**Direction:** Determine which lines of the records include the word "that", and copy them.

**Items:**

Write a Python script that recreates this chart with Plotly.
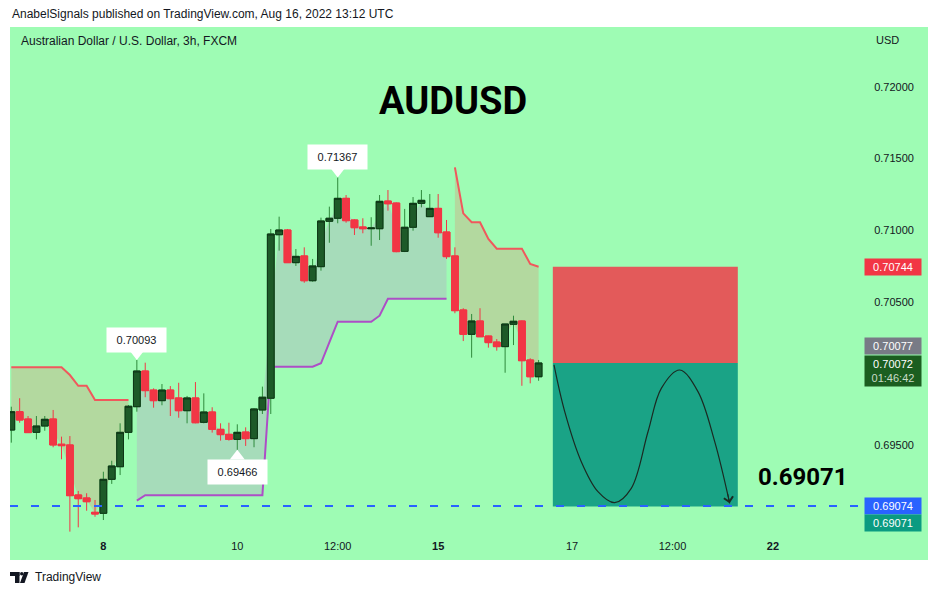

--

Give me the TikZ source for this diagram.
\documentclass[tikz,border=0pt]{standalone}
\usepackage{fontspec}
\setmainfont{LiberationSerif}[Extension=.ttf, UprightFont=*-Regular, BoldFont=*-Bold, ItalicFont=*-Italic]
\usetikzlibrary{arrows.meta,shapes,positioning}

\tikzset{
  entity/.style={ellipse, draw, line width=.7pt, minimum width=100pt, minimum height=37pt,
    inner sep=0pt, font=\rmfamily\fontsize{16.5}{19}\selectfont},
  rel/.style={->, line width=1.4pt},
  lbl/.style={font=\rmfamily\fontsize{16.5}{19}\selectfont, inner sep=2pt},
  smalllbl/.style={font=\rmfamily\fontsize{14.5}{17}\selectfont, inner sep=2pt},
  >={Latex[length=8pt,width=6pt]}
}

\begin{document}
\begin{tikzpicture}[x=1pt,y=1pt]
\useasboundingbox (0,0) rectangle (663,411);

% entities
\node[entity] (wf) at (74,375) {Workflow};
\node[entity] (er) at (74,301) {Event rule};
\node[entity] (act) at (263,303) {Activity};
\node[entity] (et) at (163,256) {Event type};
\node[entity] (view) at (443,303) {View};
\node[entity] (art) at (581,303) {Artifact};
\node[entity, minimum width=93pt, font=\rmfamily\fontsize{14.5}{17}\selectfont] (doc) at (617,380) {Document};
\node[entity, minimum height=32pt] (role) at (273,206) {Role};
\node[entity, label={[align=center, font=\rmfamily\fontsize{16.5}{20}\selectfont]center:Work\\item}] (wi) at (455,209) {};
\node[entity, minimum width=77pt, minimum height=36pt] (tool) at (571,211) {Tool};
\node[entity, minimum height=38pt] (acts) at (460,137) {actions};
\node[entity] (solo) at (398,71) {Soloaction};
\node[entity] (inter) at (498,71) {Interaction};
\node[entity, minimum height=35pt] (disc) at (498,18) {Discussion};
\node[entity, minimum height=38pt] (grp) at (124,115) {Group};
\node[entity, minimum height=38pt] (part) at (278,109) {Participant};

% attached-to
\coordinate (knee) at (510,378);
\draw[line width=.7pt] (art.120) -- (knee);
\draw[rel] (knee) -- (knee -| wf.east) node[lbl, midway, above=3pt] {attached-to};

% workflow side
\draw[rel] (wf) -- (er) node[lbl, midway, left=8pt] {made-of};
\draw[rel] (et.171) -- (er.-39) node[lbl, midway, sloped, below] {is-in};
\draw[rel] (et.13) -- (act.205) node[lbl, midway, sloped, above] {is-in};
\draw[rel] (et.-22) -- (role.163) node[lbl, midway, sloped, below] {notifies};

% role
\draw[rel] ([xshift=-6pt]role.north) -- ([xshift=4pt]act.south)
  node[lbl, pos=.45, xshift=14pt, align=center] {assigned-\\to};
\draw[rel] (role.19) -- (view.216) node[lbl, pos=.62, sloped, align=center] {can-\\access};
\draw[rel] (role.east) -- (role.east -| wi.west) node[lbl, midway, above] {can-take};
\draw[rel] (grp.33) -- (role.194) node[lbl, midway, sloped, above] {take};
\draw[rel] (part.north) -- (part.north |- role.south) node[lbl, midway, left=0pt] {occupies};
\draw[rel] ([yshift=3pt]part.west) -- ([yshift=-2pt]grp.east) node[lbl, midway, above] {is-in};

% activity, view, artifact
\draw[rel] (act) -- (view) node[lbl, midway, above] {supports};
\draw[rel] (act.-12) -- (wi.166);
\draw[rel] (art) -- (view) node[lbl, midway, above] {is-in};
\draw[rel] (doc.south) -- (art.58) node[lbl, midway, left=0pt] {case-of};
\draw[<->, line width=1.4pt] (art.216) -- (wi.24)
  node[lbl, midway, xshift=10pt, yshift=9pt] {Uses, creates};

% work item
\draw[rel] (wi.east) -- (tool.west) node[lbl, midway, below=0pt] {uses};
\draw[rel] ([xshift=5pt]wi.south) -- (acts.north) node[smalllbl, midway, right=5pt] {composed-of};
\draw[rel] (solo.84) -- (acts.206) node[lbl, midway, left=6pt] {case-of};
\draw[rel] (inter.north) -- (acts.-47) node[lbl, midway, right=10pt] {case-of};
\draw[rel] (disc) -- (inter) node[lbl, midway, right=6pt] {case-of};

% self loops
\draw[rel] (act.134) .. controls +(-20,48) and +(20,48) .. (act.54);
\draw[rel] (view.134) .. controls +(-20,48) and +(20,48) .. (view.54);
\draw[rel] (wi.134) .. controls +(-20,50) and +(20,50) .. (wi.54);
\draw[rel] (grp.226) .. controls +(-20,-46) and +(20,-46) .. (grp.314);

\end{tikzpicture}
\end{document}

* * *

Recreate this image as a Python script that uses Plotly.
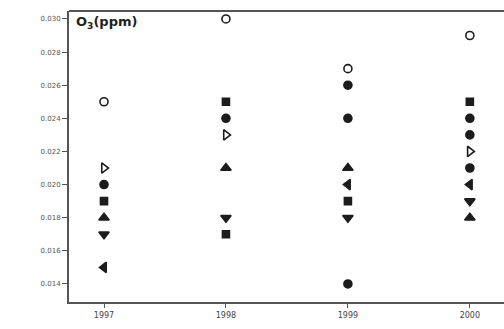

**Solved problem:**
Write a Python script that recreates this chart with Plotly.
Recreate this image as a Python script that uses Plotly.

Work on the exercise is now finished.